Dopo questa rivelazione Antonio non sa cosa pensare, ma la vita continua e impara a dosare il nitrato d’argento, la carta albunata e tutto quello che serve per scattare una fotografia.
Alessandro Pavia dovrà andarsene perché è un repubblicano e mazziniano; e l’Italia non è più sicura.
Antonio cresce e ha uno studio fotografico tutto suo, che ha potuto aprire grazie ai soldi guadagnati con l’aiuto di madama Carmen, una maitresse padrona di un bordello dove Antonio andava a mangiare tutti i giorni, dopo la partenza del suo “padrone”.
Madama Carmen commissiona ad Antonio, che lei chiama ” acciughetta” per quanto è magro, fotografie delle sue ragazze, da vendere ai clienti del bordello. Dopo molti anni Alessandro Pavia rientra in Italia e va a vivere a Milano; Antonio lo raggiunge e rimane con lui; conosce Caterina, che sposerà dopo varie vicissitudini.
E “il suo occhio pazzo”, come lo chiama lui?
Lo sconvolgerà ancora… ma grazie all’aiuto di Caterina riuscirà a non angosciarsi per quello che vede. La coppia si trasferirà a Quarto, dove lei continuerà a fare l’Ostetrica e lui il fotografo.
Il romanzo è ricco di colpi di scena: non a caso, la storia non termina qui, anzi. Un bel giorno, si presenterà a loro Madama Carmen che, dopo essersi sposata e diventata una ricca vedova, ha dei progetti da realizzare…
Raffaella Romagnolo ha scritto un libro piena di umanità, dove le difficoltà della vita non scalfiscono il cuore dei protagonisti.
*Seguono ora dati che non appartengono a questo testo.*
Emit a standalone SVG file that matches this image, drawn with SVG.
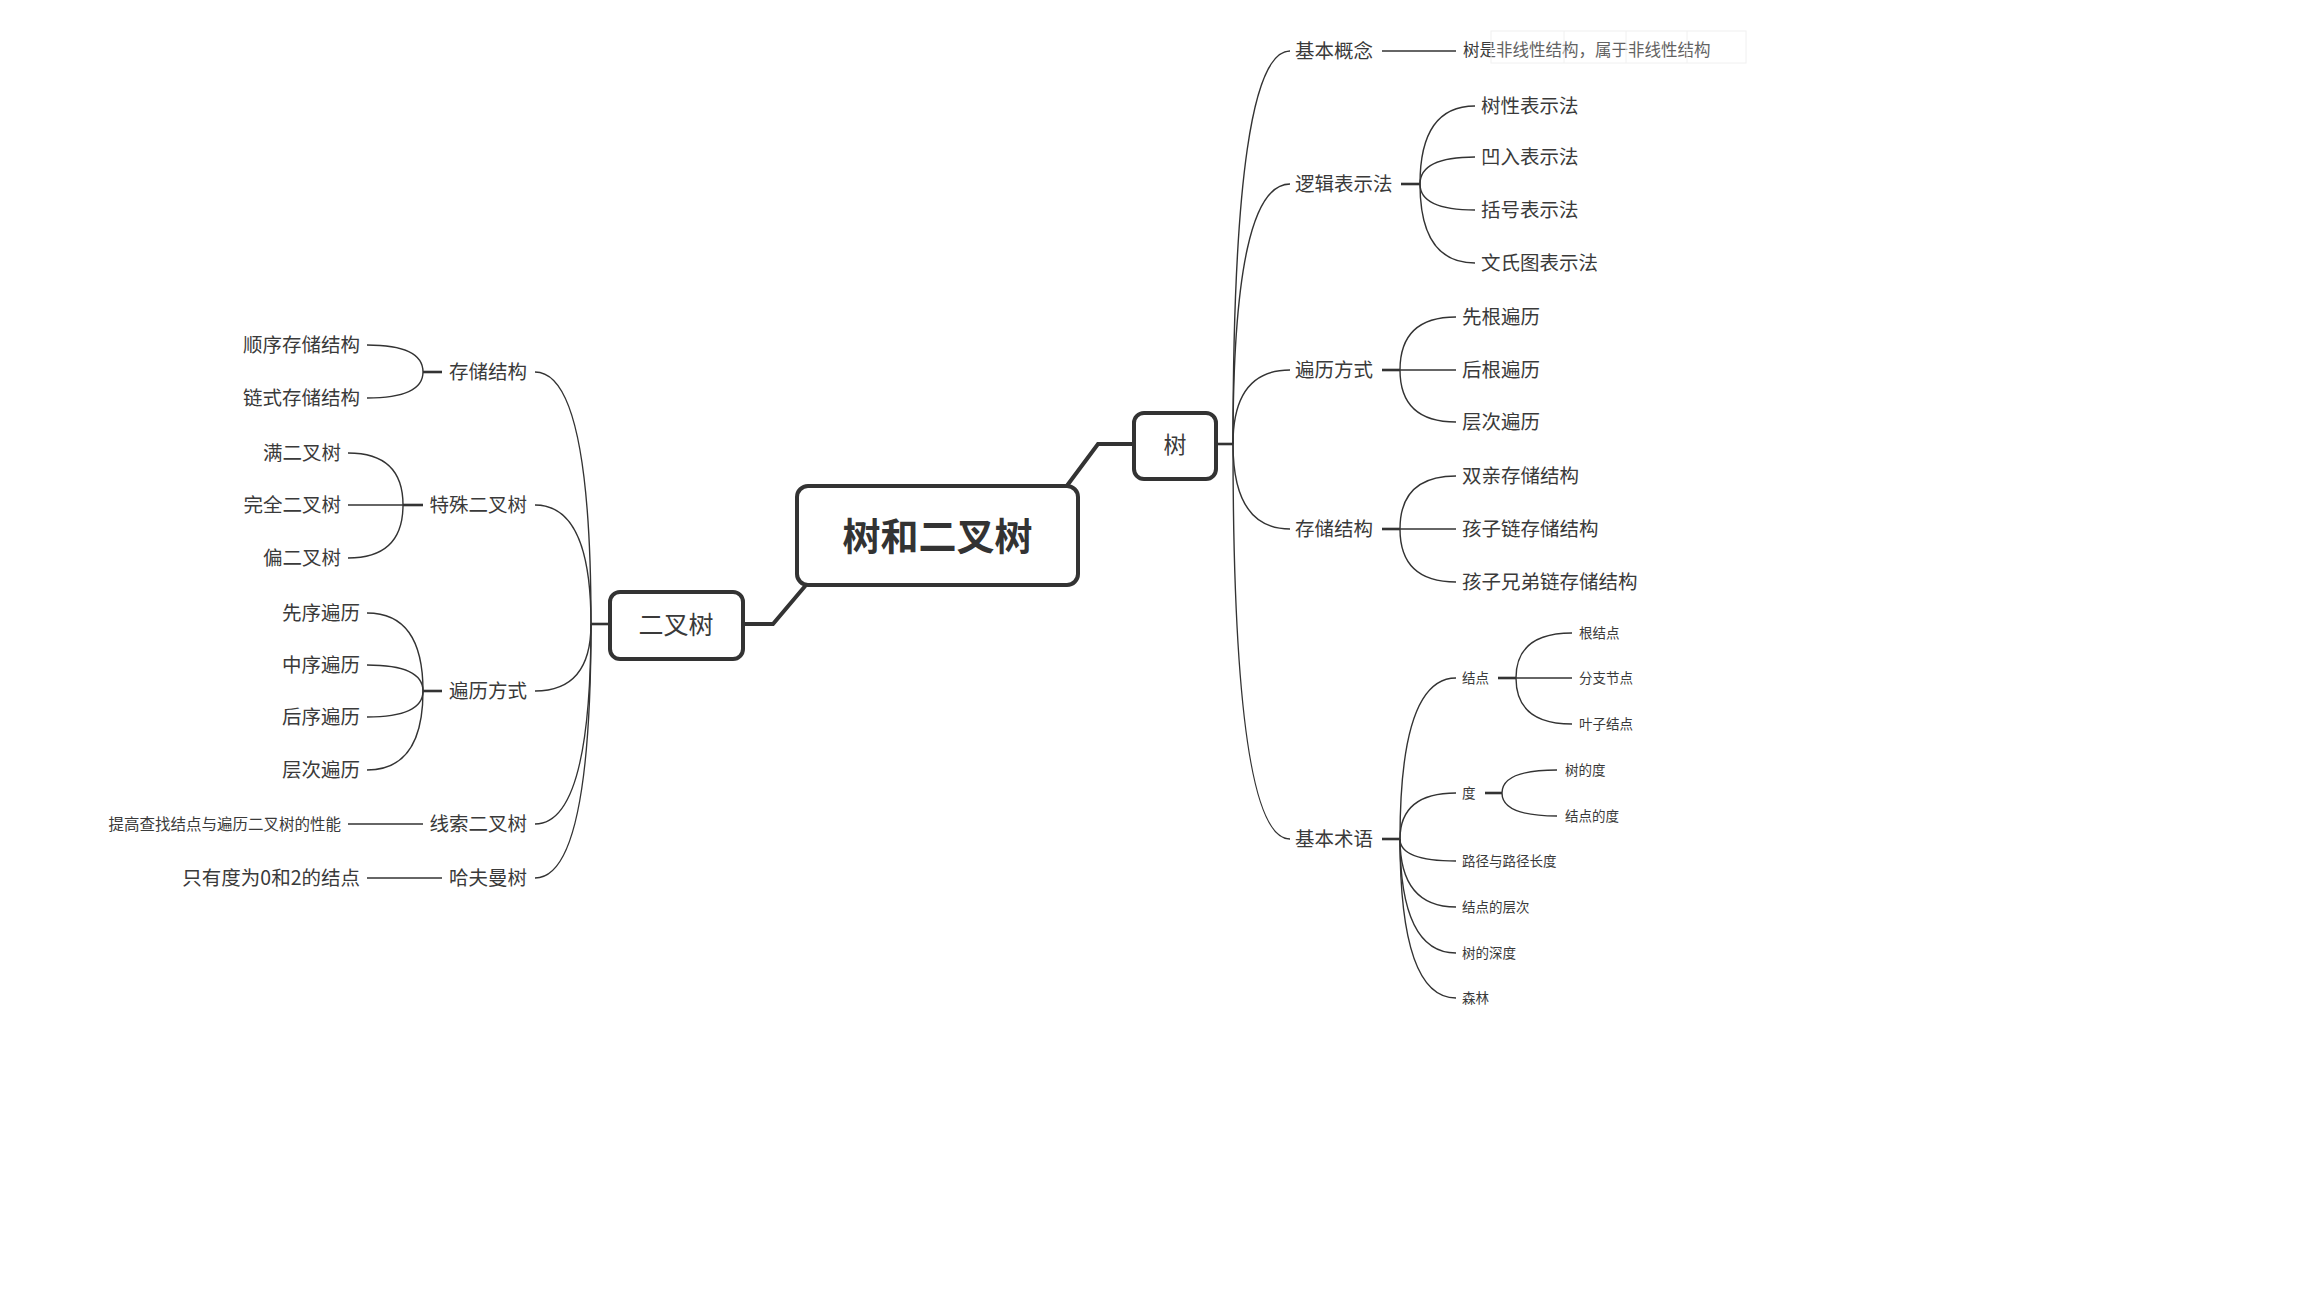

I personaggi sono ben caratterizzati e hanno una crescita personale messa ben in evidenza dalla scrittrice.
Antonio è un ragazzo che si affida totalmente al suo padrone e che diventerà uomo proprio grazie agli insegnamenti del fotografo. Alessandro Pavia, personaggio storico, tanto burbero quanto buono, si prenderà cura del ragazzo; appassionato di politica incorrerà in qualche situazione spiacevole, in quanto estimatore di Garibaldi, ma non del re.
E che dire di madama Carmen? Una tenutaria di un bordello che, oltre ad avere un grande senso per gli affari, ha un grande cuore. Cercherà in tutti i modi di aiutare chi ne ha bisogno, nonostante, alle spalle, avrà una storia d’amore struggente.
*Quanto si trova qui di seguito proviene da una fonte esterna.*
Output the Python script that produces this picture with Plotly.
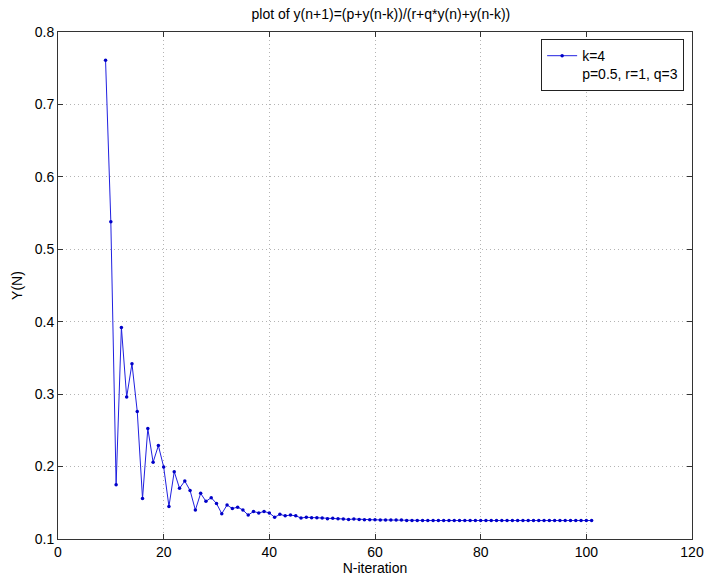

Caterina, invece, è una donna moderna per i tempi in cui il romanzo è ambientato: ella riesce ad entrare nel cuore di Antonio con dolcezza, nonostante il suo passato doloroso, da cui vorrà solo riscattarsi una volta per tutte.
In realtà, mi piacerebbe presentarvi qualche altro personaggio, ma non posso. C’è qualcuno che mi è stato tanto caro durante la lettura, ma lo lascerò scoprire a voi.
“Di luce propria” è un libro che mi è piaciuto molto per il modo in cui l’autrice rende il romanzo avvincente, con una capacità di inserire, in una narrativa tradizionale, la verità storica in maniera perfetta. La storia dell’Italia che passa dalla gioia alla lotta per il pane, repressa con la forza.
Mi ha ricordato molto i grandi romanzi dell’ottocento per come i personaggi vivono: tutti cercano di fare del loro meglio per non smarrire la retta via; si prodigano per aiutare gli altri, senza pensare a tornaconti personali. Ma anche per lo stile dell’autrice, asciutto, con parole a volte dure, ma necessarie, per far capire al lettore lo stato d’animo dei personaggi. La ciliegina è la voce narrante, quella della scrittrice, che permette di leggere la storia con più intensità.
Ho dato cinque stelle al romanzo, di cui ne consiglio vivamente la lettura. Mi ha fatto riflettere anche sui pregiudizi che molto spesso si hanno se si parla di prostituzione oppure di orfani. La lettura è, insomma, molto intensa!
Lettrici e lettori vi lascio con due domande per testare il nostro grado di immaginazione e curiosità: cosa vede, secondo voi, Antonio dal suo occhio pazzo? Alessandro Pavia riuscirà a portare a termine l’album dei Mille?